-- To be done --
The listing below holds pictures; exclude them. Return exactly the lines from the one with "Clone this diagram in TikZ." through the one with "[line_node] (arr2) at".

(Code that draws figures)

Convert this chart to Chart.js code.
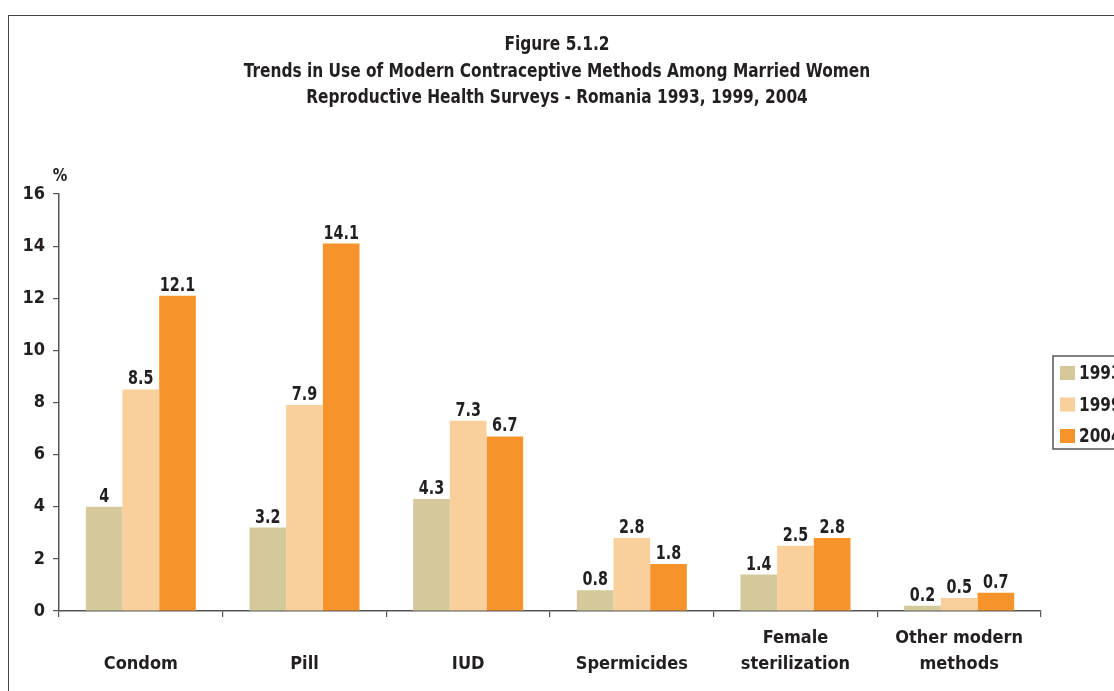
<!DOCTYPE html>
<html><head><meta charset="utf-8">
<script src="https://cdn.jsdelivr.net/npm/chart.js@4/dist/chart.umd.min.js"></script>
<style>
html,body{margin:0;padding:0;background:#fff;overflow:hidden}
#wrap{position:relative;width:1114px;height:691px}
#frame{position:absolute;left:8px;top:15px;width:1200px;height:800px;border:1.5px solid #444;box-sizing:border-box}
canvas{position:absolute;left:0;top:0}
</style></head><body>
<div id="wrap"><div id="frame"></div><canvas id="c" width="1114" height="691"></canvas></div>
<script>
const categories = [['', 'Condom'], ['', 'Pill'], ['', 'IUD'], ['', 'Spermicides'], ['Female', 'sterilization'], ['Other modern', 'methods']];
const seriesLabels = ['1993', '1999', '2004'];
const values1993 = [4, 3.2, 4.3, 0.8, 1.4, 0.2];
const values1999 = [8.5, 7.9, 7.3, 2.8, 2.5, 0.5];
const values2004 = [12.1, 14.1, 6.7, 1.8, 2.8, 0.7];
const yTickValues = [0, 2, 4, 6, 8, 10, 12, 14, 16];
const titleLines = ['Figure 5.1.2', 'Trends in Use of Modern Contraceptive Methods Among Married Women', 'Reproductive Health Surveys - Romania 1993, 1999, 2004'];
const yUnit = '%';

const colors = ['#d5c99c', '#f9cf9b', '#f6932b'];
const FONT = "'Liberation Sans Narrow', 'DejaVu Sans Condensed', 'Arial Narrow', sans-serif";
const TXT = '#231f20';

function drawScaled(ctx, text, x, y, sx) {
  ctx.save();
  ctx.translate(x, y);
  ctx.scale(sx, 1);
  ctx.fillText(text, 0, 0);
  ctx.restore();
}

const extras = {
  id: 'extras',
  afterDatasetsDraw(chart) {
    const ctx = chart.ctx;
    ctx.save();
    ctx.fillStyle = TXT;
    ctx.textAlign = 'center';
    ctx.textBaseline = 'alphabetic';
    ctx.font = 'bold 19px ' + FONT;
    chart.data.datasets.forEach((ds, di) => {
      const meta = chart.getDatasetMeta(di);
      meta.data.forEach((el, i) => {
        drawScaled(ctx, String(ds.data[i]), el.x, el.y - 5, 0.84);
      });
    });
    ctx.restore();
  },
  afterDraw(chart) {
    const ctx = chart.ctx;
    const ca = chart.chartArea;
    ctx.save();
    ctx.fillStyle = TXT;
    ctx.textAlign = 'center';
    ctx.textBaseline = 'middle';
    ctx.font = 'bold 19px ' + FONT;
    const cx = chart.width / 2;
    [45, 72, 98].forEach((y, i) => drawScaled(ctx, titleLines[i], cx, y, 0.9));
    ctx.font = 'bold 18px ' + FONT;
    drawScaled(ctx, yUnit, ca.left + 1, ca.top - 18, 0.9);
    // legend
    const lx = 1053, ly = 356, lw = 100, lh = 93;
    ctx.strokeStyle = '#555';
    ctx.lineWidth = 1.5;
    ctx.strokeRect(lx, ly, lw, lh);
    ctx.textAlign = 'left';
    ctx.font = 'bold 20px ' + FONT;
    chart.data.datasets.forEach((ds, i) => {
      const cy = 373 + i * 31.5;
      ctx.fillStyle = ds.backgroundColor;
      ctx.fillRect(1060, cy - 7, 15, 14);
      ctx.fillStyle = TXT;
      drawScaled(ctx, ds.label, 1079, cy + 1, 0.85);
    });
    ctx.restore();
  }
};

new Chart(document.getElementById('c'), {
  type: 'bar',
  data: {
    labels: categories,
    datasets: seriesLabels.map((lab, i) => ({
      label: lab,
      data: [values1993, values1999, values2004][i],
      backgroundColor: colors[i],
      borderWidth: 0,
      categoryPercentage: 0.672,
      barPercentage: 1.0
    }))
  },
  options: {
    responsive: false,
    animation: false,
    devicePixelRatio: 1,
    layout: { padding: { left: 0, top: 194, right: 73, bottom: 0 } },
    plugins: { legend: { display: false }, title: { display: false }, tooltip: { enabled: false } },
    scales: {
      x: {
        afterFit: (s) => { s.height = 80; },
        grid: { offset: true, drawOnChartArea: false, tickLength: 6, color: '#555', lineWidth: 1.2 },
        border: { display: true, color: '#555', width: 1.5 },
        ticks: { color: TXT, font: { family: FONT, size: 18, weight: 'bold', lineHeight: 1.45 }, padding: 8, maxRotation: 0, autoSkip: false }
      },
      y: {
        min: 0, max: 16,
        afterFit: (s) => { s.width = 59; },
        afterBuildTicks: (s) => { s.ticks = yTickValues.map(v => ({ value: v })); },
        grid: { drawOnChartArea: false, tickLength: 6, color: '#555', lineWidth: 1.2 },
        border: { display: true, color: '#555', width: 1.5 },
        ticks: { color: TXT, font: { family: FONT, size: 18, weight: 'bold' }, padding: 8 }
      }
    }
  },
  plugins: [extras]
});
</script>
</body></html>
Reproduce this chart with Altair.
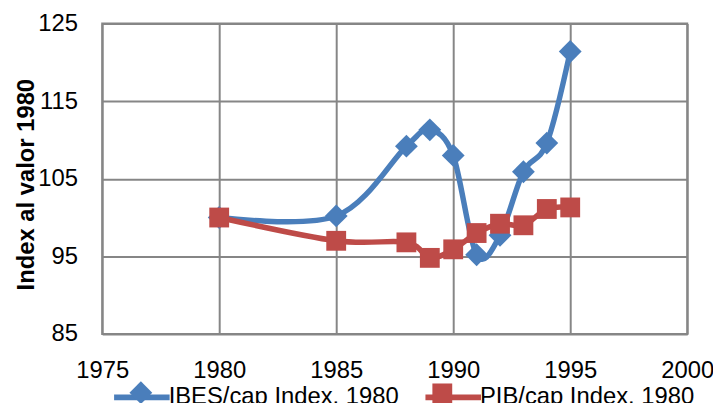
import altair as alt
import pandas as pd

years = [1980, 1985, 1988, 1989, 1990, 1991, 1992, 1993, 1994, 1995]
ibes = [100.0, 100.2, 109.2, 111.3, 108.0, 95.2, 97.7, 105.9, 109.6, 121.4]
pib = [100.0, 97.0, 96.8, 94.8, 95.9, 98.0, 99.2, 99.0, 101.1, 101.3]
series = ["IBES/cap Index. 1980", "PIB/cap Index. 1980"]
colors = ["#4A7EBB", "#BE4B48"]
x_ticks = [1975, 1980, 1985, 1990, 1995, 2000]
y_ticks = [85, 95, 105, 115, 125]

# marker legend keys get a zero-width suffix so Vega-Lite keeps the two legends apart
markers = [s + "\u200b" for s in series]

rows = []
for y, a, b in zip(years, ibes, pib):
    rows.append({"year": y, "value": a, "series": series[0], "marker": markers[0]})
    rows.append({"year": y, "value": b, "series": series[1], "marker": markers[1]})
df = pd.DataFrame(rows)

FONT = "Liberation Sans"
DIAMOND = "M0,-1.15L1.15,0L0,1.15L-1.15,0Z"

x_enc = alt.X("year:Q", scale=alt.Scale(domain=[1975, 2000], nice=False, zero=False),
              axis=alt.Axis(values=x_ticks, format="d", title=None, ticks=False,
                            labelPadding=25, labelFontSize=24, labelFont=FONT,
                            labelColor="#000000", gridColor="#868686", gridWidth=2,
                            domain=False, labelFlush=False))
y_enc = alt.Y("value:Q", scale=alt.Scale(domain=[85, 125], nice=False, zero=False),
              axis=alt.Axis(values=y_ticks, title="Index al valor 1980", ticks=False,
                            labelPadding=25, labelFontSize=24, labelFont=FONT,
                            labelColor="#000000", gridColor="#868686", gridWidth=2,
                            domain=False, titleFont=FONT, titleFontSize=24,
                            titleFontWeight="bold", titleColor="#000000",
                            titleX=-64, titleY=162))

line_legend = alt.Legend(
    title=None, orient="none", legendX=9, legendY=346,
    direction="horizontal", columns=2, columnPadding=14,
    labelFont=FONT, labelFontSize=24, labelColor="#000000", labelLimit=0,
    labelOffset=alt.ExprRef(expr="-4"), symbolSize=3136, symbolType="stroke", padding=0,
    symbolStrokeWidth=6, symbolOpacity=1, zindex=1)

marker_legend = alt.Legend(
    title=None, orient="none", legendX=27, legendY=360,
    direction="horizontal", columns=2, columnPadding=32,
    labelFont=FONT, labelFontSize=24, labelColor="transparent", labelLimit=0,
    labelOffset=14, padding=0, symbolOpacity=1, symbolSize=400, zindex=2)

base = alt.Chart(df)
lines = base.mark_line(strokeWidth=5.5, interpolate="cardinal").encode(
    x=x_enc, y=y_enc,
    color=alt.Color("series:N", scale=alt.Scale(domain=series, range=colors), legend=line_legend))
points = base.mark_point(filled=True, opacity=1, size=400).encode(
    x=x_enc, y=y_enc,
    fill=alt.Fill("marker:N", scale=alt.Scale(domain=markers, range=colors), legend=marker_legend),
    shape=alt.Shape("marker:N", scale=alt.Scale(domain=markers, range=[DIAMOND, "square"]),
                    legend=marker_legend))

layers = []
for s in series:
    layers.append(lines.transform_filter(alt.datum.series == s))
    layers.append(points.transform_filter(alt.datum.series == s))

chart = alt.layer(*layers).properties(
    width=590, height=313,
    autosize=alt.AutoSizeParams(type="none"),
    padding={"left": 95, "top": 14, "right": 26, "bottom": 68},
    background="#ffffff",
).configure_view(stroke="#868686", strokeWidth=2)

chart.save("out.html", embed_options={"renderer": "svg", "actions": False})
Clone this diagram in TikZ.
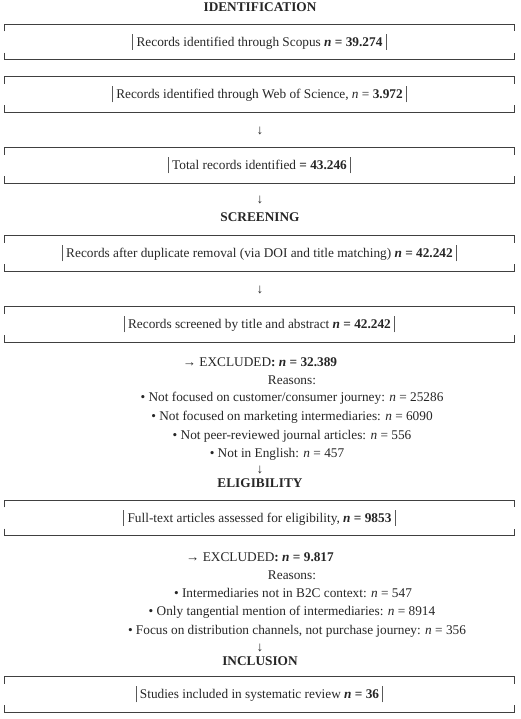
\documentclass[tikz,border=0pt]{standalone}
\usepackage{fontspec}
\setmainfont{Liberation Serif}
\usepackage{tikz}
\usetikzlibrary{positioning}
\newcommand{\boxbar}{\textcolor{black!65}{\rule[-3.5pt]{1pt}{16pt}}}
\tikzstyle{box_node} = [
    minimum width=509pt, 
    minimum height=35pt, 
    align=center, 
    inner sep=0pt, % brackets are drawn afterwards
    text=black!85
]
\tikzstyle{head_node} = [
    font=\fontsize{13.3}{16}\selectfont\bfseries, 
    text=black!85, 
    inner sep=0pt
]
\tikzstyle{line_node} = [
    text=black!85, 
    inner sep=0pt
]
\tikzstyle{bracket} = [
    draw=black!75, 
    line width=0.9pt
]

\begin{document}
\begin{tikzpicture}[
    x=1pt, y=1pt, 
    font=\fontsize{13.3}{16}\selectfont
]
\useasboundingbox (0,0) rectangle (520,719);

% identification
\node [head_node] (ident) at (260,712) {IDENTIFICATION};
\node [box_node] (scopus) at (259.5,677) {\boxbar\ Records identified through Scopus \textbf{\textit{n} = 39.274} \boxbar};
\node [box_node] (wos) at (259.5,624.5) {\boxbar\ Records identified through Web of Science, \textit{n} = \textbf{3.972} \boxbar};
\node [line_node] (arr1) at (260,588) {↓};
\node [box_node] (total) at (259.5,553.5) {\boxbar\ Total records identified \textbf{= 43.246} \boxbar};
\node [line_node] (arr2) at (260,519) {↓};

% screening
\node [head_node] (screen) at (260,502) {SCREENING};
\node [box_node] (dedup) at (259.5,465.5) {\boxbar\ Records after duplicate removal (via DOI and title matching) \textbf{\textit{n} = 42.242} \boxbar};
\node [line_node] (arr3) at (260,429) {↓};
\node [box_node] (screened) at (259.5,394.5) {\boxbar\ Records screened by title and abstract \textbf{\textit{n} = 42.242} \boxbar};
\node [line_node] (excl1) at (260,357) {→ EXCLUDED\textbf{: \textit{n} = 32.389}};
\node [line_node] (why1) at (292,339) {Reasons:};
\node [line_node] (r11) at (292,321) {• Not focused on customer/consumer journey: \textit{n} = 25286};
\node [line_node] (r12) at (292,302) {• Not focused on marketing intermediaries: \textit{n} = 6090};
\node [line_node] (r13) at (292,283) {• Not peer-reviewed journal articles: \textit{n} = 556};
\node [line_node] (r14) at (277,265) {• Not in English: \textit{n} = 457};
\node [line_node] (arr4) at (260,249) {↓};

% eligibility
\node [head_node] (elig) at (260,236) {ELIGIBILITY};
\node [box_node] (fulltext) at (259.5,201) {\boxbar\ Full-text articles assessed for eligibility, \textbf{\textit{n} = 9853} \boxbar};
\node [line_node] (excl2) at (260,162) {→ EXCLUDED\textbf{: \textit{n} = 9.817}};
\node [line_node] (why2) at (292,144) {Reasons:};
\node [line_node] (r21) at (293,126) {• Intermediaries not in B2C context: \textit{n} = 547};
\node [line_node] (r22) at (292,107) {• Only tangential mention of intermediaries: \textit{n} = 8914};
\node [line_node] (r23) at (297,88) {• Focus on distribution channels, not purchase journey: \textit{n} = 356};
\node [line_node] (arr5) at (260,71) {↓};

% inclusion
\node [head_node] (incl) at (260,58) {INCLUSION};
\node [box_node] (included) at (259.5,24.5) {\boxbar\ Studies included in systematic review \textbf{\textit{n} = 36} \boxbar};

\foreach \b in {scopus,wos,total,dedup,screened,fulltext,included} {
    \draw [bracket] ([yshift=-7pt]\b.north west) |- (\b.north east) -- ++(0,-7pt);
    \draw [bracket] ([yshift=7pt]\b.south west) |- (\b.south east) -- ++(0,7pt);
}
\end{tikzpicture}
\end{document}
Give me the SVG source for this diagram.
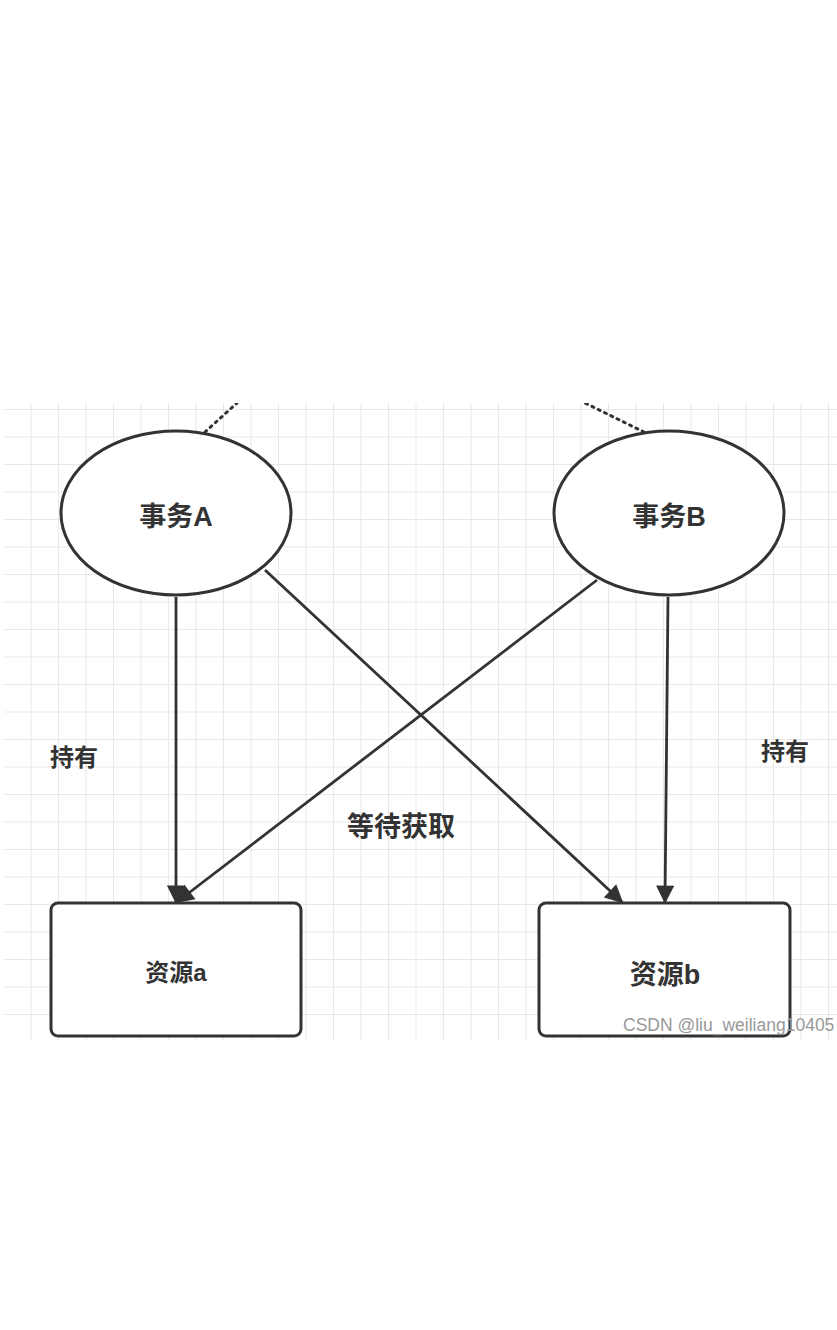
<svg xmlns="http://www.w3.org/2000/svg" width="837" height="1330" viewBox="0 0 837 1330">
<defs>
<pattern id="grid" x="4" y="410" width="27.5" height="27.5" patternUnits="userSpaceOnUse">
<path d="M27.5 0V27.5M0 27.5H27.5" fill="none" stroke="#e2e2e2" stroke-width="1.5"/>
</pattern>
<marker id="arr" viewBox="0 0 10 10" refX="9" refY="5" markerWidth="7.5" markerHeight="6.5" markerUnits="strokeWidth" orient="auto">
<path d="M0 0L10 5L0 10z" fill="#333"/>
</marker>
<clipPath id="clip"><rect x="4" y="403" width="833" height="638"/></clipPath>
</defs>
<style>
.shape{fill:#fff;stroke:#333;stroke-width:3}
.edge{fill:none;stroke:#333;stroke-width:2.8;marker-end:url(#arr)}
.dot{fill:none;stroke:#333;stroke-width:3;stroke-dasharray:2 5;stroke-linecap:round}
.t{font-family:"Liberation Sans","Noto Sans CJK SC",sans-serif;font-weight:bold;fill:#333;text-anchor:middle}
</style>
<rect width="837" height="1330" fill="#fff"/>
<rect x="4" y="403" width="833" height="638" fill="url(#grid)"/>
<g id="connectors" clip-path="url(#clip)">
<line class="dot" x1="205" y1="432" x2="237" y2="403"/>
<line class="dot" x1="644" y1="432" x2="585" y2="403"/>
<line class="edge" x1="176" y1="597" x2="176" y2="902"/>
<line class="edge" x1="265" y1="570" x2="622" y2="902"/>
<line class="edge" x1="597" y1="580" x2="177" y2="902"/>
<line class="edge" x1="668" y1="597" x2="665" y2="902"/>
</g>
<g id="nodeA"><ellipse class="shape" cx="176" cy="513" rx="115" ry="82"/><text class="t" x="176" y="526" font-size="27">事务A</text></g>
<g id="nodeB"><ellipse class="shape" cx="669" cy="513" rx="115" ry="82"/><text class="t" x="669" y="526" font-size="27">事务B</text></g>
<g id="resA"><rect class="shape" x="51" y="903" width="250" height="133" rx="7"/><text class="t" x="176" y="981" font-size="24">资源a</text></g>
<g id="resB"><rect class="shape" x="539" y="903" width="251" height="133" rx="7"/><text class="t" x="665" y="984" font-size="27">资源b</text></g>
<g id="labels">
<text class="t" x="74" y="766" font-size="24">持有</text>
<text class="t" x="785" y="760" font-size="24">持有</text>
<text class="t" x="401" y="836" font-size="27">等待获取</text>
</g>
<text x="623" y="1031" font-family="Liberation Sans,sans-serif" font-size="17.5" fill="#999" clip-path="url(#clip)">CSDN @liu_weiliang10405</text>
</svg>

-- Final result --
Clone this diagram in TikZ.
\documentclass[tikz,border=0pt]{standalone}
\usepackage{fontspec}
\setmainfont{Liberation Serif}
\usepackage{tikz}
\usetikzlibrary{positioning}
\newcommand{\boxbar}{\textcolor{black!65}{\rule[-3.5pt]{1pt}{16pt}}}
\tikzstyle{box_node} = [
    minimum width=509pt, 
    minimum height=35pt, 
    align=center, 
    inner sep=0pt, % brackets are drawn afterwards
    text=black!85
]
\tikzstyle{head_node} = [
    font=\fontsize{13.3}{16}\selectfont\bfseries, 
    text=black!85, 
    inner sep=0pt
]
\tikzstyle{line_node} = [
    text=black!85, 
    inner sep=0pt
]
\tikzstyle{bracket} = [
    draw=black!75, 
    line width=0.9pt
]

\begin{document}
\begin{tikzpicture}[
    x=1pt, y=1pt, 
    font=\fontsize{13.3}{16}\selectfont
]
\useasboundingbox (0,0) rectangle (520,719);

% identification
\node [head_node] (ident) at (260,712) {IDENTIFICATION};
\node [box_node] (scopus) at (259.5,677) {\boxbar\ Records identified through Scopus \textbf{\textit{n} = 39.274} \boxbar};
\node [box_node] (wos) at (259.5,624.5) {\boxbar\ Records identified through Web of Science, \textit{n} = \textbf{3.972} \boxbar};
\node [line_node] (arr1) at (260,588) {↓};
\node [box_node] (total) at (259.5,553.5) {\boxbar\ Total records identified \textbf{= 43.246} \boxbar};
\node [line_node] (arr2) at (260,519) {↓};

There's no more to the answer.